Le politicien est intéressant aussi. Goldthwait évite de s'engager dans quelque chose de trop politique, et défend son meurtre par la grossièreté du personnage. Mais qu'entend-t-il par grossièreté ? Je pense qu'il fait référence à ses paroles comme citées plus haut "je préfère perdre ma liberté d'expression plutôt que de la voir défendue par vous" et autres (plus en tête). C'est pas vulgaire au sens large, mais au sens intellectuel, c'est d'autant plus irrespectueux et ça fout bien les nerfs. Le meurtre de ce personnage est important ; Goldthwait nous montre que ce n'est pas simplement une lutte contre la médiocrité, mais aussi contre la bêtise de personnes qui ne sont pas forcément médiocres. Le réal' évite finement de créer un apartheid dangereux entre gens médiocres et les intellectuels. On peut être donc bête sans être un con, et vice-versa.
Le final m'excite comme un Kamikaze dans un avion, avec le plateau TV, et le meurtre magnifique du mec qui chante avec une ressemblance frappante au karaoke de Mike Tyson en fin de Very Bad Tripp 2 (je ne pensais pas reparler un jour de ce film qui m'a sali à vie). On arrive ainsi au summum du déclin de la civilisation : la perte totale d'amour propre et de morale, par la simple phrase "j'ai essayé de me suicider parce qu'on ne voulait plus que je passe à la télé". La symbolique est là, encore une fois ; c'est d'ailleurs le premier à tomber du coup de gâchette bienfaiteur de notre héros.

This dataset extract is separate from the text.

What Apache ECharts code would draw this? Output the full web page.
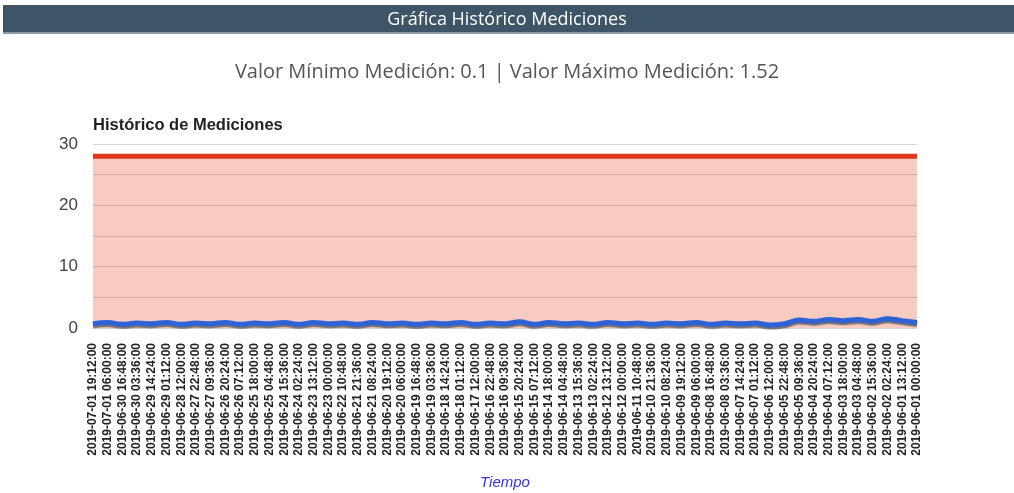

Finalement, God Bless America est très propre tant dans le fond que dans la forme. Le réal' ne se contente pas de dézinguer tout le monde ; rambo s'en est déjà chargé. Il ne rembourre pas non plus son film d'une morale qui finirait par nous étouffer. Il sait s'arrêter là où il doit, et c'est peut-être ce qui fait la plus grande force de l'intrigue. Le film se contente humblement d'être un film et ne témoigne d'aucune prétention particulière.
Edit : C'est marrant, j'ai montré ce film à une personne qui m'a dit "ouais mais être con comme les personnages du film, ça se passe qu'en Amérique". D'un côté ça me rassure de voir que certaines personnes ne pensent pas plus que ça à Cauet, Nabila, Michael Vendetta (je ne prendrai pas la peine d'aller contrôler l'orthographe de ces noms ; d'ailleurs j'ai toujours été contre la personnalisation par le prénom des mollusques). Au fond, c'est peut être un onirique message d'espoir.